First it was men's national team player of the year Julian de Guzman blasting the CSA as "amateur."
Then, the Canadian soccer supporters group, the Voyageurs, demanded the replacement of national team head coach Dale Mitchell.
Neither of the comments was particularly shocking -- CSA-bashing has become commonplace, even trendy.
When the CSA in the past was not operating up to par, the criticism was well-warranted.
But the CSA, still reeling from the disappointment of a miserable World Cup qualifying campaign, doesn't need or deserve any more bad press.
For soccer in Canada to go forward, the bickering and bad-mouthing needs to stop. Call it Public Relations 101: It's time for a shift in attitude when it comes to Canadian soccer.
The governance of soccer in this nation isn't yet where it needs to be. But it's a process, and the "new" CSA is moving in a far better direction.
The process of change is coming through general secretary Peter Montopoli, who has been running the show since last March.
It has been less than a year, but under Montopoli's leadership, the CSA has opened the door for positive communication with its players, set out organizational directives and goals for the coming years, while developing mutually beneficial relationships with Canada's professional teams.
These are small steps, but hurdles that have been overcome nonetheless.
Over the years, Canadian players repeatedly complained about inferior treatment from the CSA, whether it regarded travel, accommodations, schedules, etc.
Montopoli and the CSA moved to fix the problem last June in Montreal, meeting with their players. The players had carte blanche voicing their concerns, letting the CSA know what they required to succeed. The CSA obliged, with national team captain Paul Stalteri publicly saying the CSA went above and beyond during the qualifying campaign.
The CSA vows to continue making player-centric decisions going forward -- a step in the right direction.
Keeping the players happy is one thing, but the real way to silence critics is a consolidated effort focused solely on 2014 World Cup qualification. No disrespect to the 2009 Gold Cup, but all eyes must be on 2014.
And with that the case, the CSA's top priority should not be to immediately replace the head coach.
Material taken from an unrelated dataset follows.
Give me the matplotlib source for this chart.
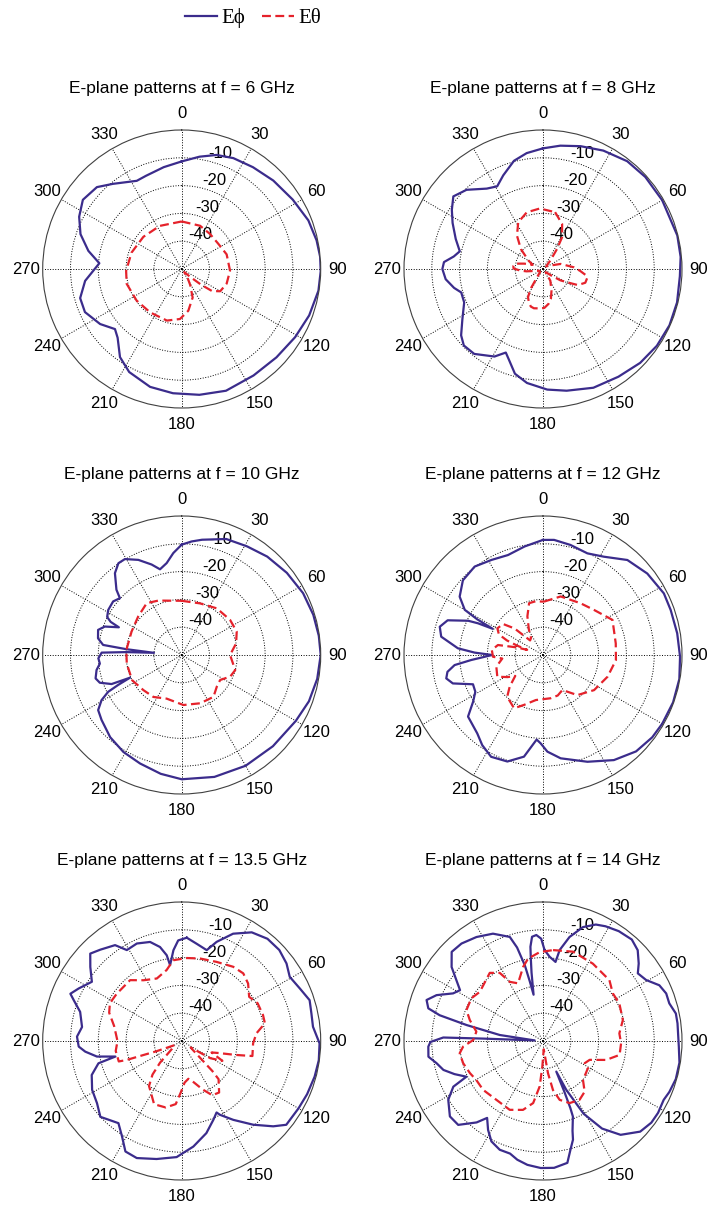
import numpy as np
import matplotlib.pyplot as plt

plt.rcParams['font.family'] = ['Liberation Sans', 'DejaVu Sans']

# angles in degrees (clockwise from top), levels in dB
f6_phi_ang = [0, 9, 17, 25, 35, 46, 58, 69, 78, 85, 91, 99, 110, 121, 133, 146, 160, 172, 184, 195,
              207, 215, 223, 228, 236, 246, 254, 263, 274, 281, 289, 297, 305, 314, 321, 333, 339, 350]
f6_phi_db = [-11.3, -9.1, -7.1, -6.0, -5.3, -4.2, -2.9, -1.2, -0.4, 0, 0, -0.2, -1.2, -2.4, -3.4, -3.8, -3.4, -4.3, -5.2, -6.1,
             -8.4, -11.3, -16.2, -17.7, -14.6, -11.9, -12.0, -15.0, -20.3, -15.8, -11.5, -8.6, -6.6, -7.6, -10.6, -14.4, -14.1, -12.8]
f6_th_ang = [0, 23, 39, 56, 72, 92, 108, 120, 126, 129, 133, 140, 147, 152, 159, 171, 182, 196, 216, 235, 255, 268, 288, 310, 333]
f6_th_db = [-32.9, -33.1, -33.8, -34.0, -33.0, -32.6, -33.0, -34.0, -36.5, -41.0, -46.0, -48.5, -46.0, -43.5, -39.0, -34.8,
            -32.0, -30.7, -30.7, -30.2, -29.5, -30.0, -31.0, -32.0, -32.6]

f8_phi_ang = [0, 8, 17, 27, 38, 48, 60, 76, 85, 93, 104, 114, 124, 134, 145, 157, 169, 178, 188, 195,
              201, 204, 209, 219, 226, 231, 238, 247, 254, 258, 264, 270, 274, 278, 282, 289, 297, 303, 309, 316,
              325, 331, 337, 345, 352]
f8_phi_db = [-6.6, -5.2, -3.8, -2.2, -0.8, -0.5, -0.5, -0.2, -0.3, -0.7, -0.3, -0.2, -0.6, -1.4, -2.7, -3.6, -5.4, -6.6, -8.6, -11.0,
             -15.4, -17.1, -14.0, -10.7, -10.4, -12.1, -15.8, -19.2, -19.4, -17.3, -14.8, -13.8, -14.3, -17.6, -19.4, -16.8, -13.5, -10.9, -8.5, -10.4,
             -14.7, -16.0, -13.4, -9.7, -7.9]
f8_th_ang = [12, 23, 31, 35, 41, 50, 65, 74, 82, 87, 93, 99, 102, 108, 112, 115, 119, 123, 128, 140,
             148, 159, 165, 171, 178, 184, 193, 198, 203, 208, 212, 225, 245, 262, 266, 271, 276, 281, 286, 292,
             300, 312, 322, 332, 344, 357]
f8_th_db = [-29.1, -32.4, -36.7, -41.2, -46.0, -48.5, -47.0, -43.4, -41.2, -38.8, -36.6, -34.0, -33.8, -34.0, -35.4, -36.5, -40.2, -42.5, -46.0, -48.5,
            -45.0, -41.5, -39.0, -37.3, -36.0, -35.8, -35.5, -35.8, -37.0, -38.5, -41.5, -48.5, -48.5, -44.0, -41.8, -39.4, -39.3, -39.9, -43.0, -46.0,
            -44.0, -39.3, -34.8, -31.0, -28.8, -28.2]

f10_phi_ang = [0, 5, 10, 21, 31, 41, 52, 63, 73, 82, 90, 100, 110, 120, 135, 150, 165, 180, 190, 201,
               211, 221, 231, 236.6, 240.6, 243.4, 244.8, 246.3, 247.5, 251.3, 254.8, 260, 264, 267.7, 271.7, 273, 274.5, 276, 277.3, 281.3,
               286.7, 290.3, 293.8, 295, 297, 301.5, 308, 312.6, 315, 320.8, 325.4, 329.4, 335.5, 341.6, 345.8, 350.7, 355.3]
f10_phi_db = [-10.3, -9.0, -7.9, -5.3, -4.4, -3.1, -2.0, -1.0, -0.5, -0.2, 0, -0.5, -1.3, -2.6, -3.6, -4.0, -4.6, -5.3, -6.6, -8.2,
              -9.3, -10.8, -12.9, -14.0, -16.9, -20.4, -24.8, -29.7, -22.7, -18.9, -17.9, -18.9, -20.4, -20.0, -21.2, -30.0, -40.0, -30.0, -21.5, -19.3,
              -18.6, -20.5, -25.3, -21.8, -19.9, -19.0, -18.7, -19.8, -16.8, -12.0, -9.9, -9.9, -12.4, -15.7, -18.2, -16.5, -13.2]
f10_th_ang = [0, 19.5, 37, 54, 67, 78, 90, 105.7, 114, 123, 132, 142.8, 159, 178, 199, 214, 227.6, 243, 261, 275, 295, 311.5, 326, 336.8]
f10_th_db = [-30.5, -30.3, -29.0, -28.5, -28.5, -30.0, -32.6, -30.0, -30.9, -33.5, -33.0, -31.1, -31.4, -32.0, -33.4, -31.8,
             -31.3, -30.0, -30.0, -30.0, -30.1, -29.1, -27.5, -28.7]

f12_phi_ang = [0, 5.5, 14, 23.6, 31.8, 41.6, 52, 63, 70.6, 80.8, 90.7, 100, 110, 120, 127, 136, 146, 157.4, 170.3, 177.4,
               181.5, 184.3, 190.6, 198.5, 207, 214, 220, 230.6, 236.3, 241.5, 247.3, 252.5, 256.4, 260, 263.5, 266, 270, 272, 274.5, 280.2,
               285.3, 290, 294.6, 296, 297.5, 298.5, 300, 305, 313, 322.3, 331.5, 340.7, 350.4]
f12_phi_db = [-8.6, -8.4, -9.2, -10.1, -8.4, -4.3, -2.4, -1.2, -1.3, -1.1, -0.7, -0.2, -0.2, -0.5, -0.8, -1.8, -4.4, -8.4, -12.3, -15.2,
              -18.2, -19.5, -12.8, -9.6, -8.9, -10.9, -13.2, -15.1, -19.8, -22.3, -22.7, -16.0, -14.2, -15.1, -18.0, -24.1, -31.7, -25.4, -19.3, -12.8,
              -11.5, -13.5, -20.4, -24.0, -29.6, -23.0, -17.5, -13.4, -10.6, -9.8, -11.1, -11.9, -10.4]
f12_th_ang = [1, 16.8, 36, 48.6, 63.2, 81, 94, 108.6, 124.5, 139.4, 151, 160, 170, 189, 200.8, 208.5, 220.6, 226.5, 233, 238,
              244.6, 256, 265, 268, 275.6, 282.5, 286, 288, 290, 292, 295, 300.3, 307.8, 313, 318.5, 325, 331, 338, 345, 352]
f12_th_db = [-30.8, -28.0, -27.0, -25.5, -22.0, -23.5, -23.7, -25.5, -27.7, -31.0, -35.6, -34.5, -34.2, -33.6, -30.8, -28.2, -30.2, -33.5, -37.5, -35.0,
             -31.8, -32.7, -35.3, -32.0, -31.5, -33.4, -40.0, -44.0, -40.0, -36.0, -32.5, -31.0, -31.8, -36.0, -43.0, -42.5, -39.5, -35.0, -30.7, -30.5]

f13_phi_ang = [2.8, 8.7, 15.4, 19.4, 25.6, 32.8, 40, 47, 53.5, 59.3, 66, 72.3, 78, 83.8, 91, 98, 105, 113, 120, 128.7,
               133, 139.5, 146.8, 152.6, 154, 158, 165, 173.7, 182.5, 192, 201, 207, 212, 217.6, 227, 233.7, 241.4, 249.3, 255, 256.8,
               259.6, 263.7, 266.9, 272.4, 278, 286, 290.7, 293, 297, 303.4, 309, 313.7, 318.3, 325.2, 328.9, 335.3, 342.3, 347, 350.1, 351.3,
               354.8, 358]
f13_phi_db = [-12.8, -14.6, -16.1, -12.2, -7.2, -3.5, -2.0, -2.0, -3.1, -4.8, -3.5, -1.7, -2.3, -2.5, -0.4, -0.2, -0.5, -1.0, -1.5, -1.8,
              -5.0, -10.4, -16.1, -20.1, -21.4, -19.5, -15.7, -11.8, -8.2, -6.6, -4.9, -5.4, -9.5, -12.7, -10.0, -12.2, -13.3, -15.4, -19.0, -25.5,
              -19.0, -15.1, -12.9, -12.3, -13.8, -12.0, -8.5, -6.5, -8.4, -11.3, -7.7, -4.5, -6.0, -8.0, -11.8, -11.4, -12.6, -15.3, -18.7, -22.4,
              -17.2, -13.8]
f13_th_ang = [3.4, 12.5, 23.8, 34.8, 42.3, 49.1, 56.8, 63.6, 72.3, 78, 84.2, 91.9, 102, 104.5, 108, 111, 116, 121, 126, 130,
              134.4, 136, 144, 150.6, 156.8, 165, 170, 176, 181, 185.4, 193.5, 203.6, 216, 221, 225, 231, 240, 248, 249.7, 251,
              252, 261.4, 270, 282.5, 291.3, 297.8, 306, 319.7, 327.9, 338.3, 348, 354]
f13_th_db = [-20.1, -19.6, -18.9, -17.5, -17.1, -18.4, -21.0, -19.5, -19.3, -19.4, -23.0, -24.3, -24.0, -30.0, -36.0, -38.5, -33.7, -38.0, -46.0, -44.0,
             -34.6, -30.9, -27.1, -27.6, -31.1, -35.0, -36.2, -35.0, -31.5, -27.2, -25.4, -25.2, -30.0, -34.0, -39.0, -45.5, -47.0, -40.0, -36.0, -29.0,
             -26.2, -26.0, -26.9, -25.1, -22.0, -20.8, -21.1, -21.3, -24.2, -25.8, -23.9, -20.8]

f14_phi_ang = [1, 4.5, 9, 10.4, 14.3, 19.3, 24.4, 28.6, 34.6, 41.2, 46.2, 51, 54.5, 59.4, 64.4, 68.9, 73.4, 78.3, 82.5, 92.4,
               99, 106, 112, 116, 122, 127, 133, 140.4, 146, 150.8, 154.5, 156.5, 157.2, 157.8, 158.4, 161.8, 163.1, 165.8, 168.7, 175,
               181, 187.2, 192.2, 196.3, 201.7, 207.2, 211.7, 216, 219.2, 225.3, 231, 238.2, 243, 245, 249.5, 253.8, 258.2, 262.2, 267.2, 269.5,
               272, 272.3, 274, 277.9, 281.8, 284, 285.9, 289.4, 293.3, 297.9, 301.5, 305, 309, 314.3, 320.1, 327.4, 335, 342.3, 344.5, 346.5,
               347.5, 348.5, 350.5, 351.6, 352.4, 354, 356.4, 359]
f14_phi_db = [-17.3, -19.6, -21.2, -16.7, -11.4, -6.6, -4.0, -3.0, -2.0, -1.5, -2.8, -5.7, -8.1, -6.9, -3.6, -2.5, -2.6, -1.2, -1.2, -1.1,
              -0.3, -0.3, -1.0, -1.7, -1.2, -1.2, -2.2, -6.2, -12.0, -20.0, -30.5, -38.0, -30.0, -24.0, -20.8, -16.0, -12.9, -9.7, -5.3, -4.2,
              -4.3, -5.1, -6.3, -7.8, -7.9, -9.4, -12.4, -15.8, -12.2, -7.1, -6.9, -9.9, -13.8, -19.6, -16.0, -12.7, -10.9, -8.4, -8.7, -9.5,
              -14.1, -28.5, -47.0, -34.3, -21.9, -11.7, -7.1, -5.6, -8.3, -13.4, -15.0, -12.0, -7.7, -4.1, -4.3, -5.6, -7.4, -10.7, -15.1, -22.0,
              -28.0, -33.0, -25.0, -20.0, -15.8, -12.3, -11.8, -13.2]
f14_th_ang = [6.3, 18.6, 32.8, 47.5, 55.7, 63.8, 75.3, 84.3, 91.7, 100.3, 106.7, 112, 118, 121.3, 134.3, 140.6, 148.1, 156.8, 164.2, 168.5,
              171.2, 175, 181.5, 184.2, 189, 196.2, 205.8, 218.3, 230.8, 239.7, 246.2, 254.4, 261.6, 266, 270.8, 278, 286, 292, 300.8, 307.9,
              322, 327.6, 330.7, 336.6, 345, 349.7, 357.9]
f14_th_db = [-17.1, -16.1, -16.9, -17.6, -19.6, -19.4, -20.3, -22.4, -21.9, -22.0, -26.3, -31.9, -33.0, -31.1, -29.9, -26.4, -25.1, -25.7, -28.0, -32.0,
             -38.3, -47.0, -40.8, -33.6, -27.4, -24.2, -22.5, -23.0, -22.2, -22.2, -21.3, -20.2, -19.7, -21.2, -24.9, -25.8, -22.6, -20.3, -20.0, -21.2,
             -18.9, -21.0, -25.6, -27.4, -22.4, -19.9, -18.0]

freqs = ['6', '8', '10', '12', '13.5', '14']
panels = [
    (f6_phi_ang, f6_phi_db, f6_th_ang, f6_th_db),
    (f8_phi_ang, f8_phi_db, f8_th_ang, f8_th_db),
    (f10_phi_ang, f10_phi_db, f10_th_ang, f10_th_db),
    (f12_phi_ang, f12_phi_db, f12_th_ang, f12_th_db),
    (f13_phi_ang, f13_phi_db, f13_th_ang, f13_th_db),
    (f14_phi_ang, f14_phi_db, f14_th_ang, f14_th_db),
]
r_ticks = [-40, -30, -20, -10]
theta_ticks = list(range(0, 360, 30))

blue = '#3b2c8c'
red = '#e5222b'


def closed(ang, db):
    # repeat the first point so the pattern closes
    a = np.deg2rad(np.append(ang, ang[0] + 360))
    return a, np.append(db, db[0])


W, H = 708, 1207
R = 139
col_x = [181.7, 543]
row_y = [269, 655, 1041]

fig = plt.figure(figsize=(W / 100, H / 100), dpi=100)

for i, (pa, pd, ta, td) in enumerate(panels):
    cx = col_x[i % 2]
    cy = row_y[i // 2]
    ax = fig.add_axes([(cx - R) / W, (H - cy - R) / H, 2 * R / W, 2 * R / H], projection='polar')
    ax.set_theta_zero_location('N')
    ax.set_theta_direction(-1)

    a, d = closed(pa, pd)
    l1, = ax.plot(a, d, color=blue, lw=1.6, solid_joinstyle='round', label='E\u03d5')
    a, d = closed(ta, td)
    l2, = ax.plot(a, d, color=red, lw=1.6, ls=(0, (4, 2)), dash_joinstyle='round', label='E\u03b8')

    ax.set_ylim(-50, 0)
    ax.set_yticks(r_ticks)
    ax.set_yticklabels([str(v) for v in r_ticks], fontsize=12)
    ax.set_rlabel_position(14)
    ax.set_xticks(np.deg2rad(theta_ticks))
    ax.set_xticklabels([str(t) for t in theta_ticks], fontsize=12)
    ax.tick_params(axis='x', pad=1.5)
    ax.grid(True, color='k', linestyle=':', linewidth=0.7)
    ax.spines['polar'].set_color('0.25')
    ax.spines['polar'].set_linewidth(0.8)
    ax.text(0.5, 1.148, 'E-plane patterns at f = %s GHz' % freqs[i], transform=ax.transAxes,
            ha='center', va='center', fontsize=12.5)

fig.legend([l1, l2], ['E\u03d5', 'E\u03b8'], loc='center', bbox_to_anchor=(253 / W, 1 - 18 / H),
           ncol=2, frameon=False, handlelength=1.55, handletextpad=0.2, columnspacing=0.8,
           prop={'family': ['Liberation Serif', 'DejaVu Serif'], 'size': 15})

fig.savefig('out.png', dpi=100, facecolor='white')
That doesn't mean Dale Mitchell is the right man to lead the side into 2014. His past results dictate otherwise -- in a result-driven industry, Mitchell failed.
But with the CSA negotiating for a head coach for the women's program, adding a men's coach to its shopping list isn't practical.
HE KNOWS THE KIDS
Regardless of the women's situation and despite Mitchell's failures with the men's or under-20 national teams, the fact remains that he knows the young players coming through the system.
And it's the players with whom he has experience, such as Asmir Begovic, David Edgar and Jamie Peters, to show whether they can make the jump to the next level. 2009 is all about a youth movement.
So right now, Mitchell may be the right man for the job by default. There aren't any other tangible and immediate replacements out there. The idea that Canada needs to bring in a foreign coach is all too obscure. Without names or concrete solutions (technical director Stephen Hart doesn't count, as he is still massively influential and well-placed in his current role), it would be change for the sake of change.
Let's see how Mitchell does with the kids with 2009.
On that note, more games will be announced in preparation for the Gold Cup in the coming months, including home dates for 2009.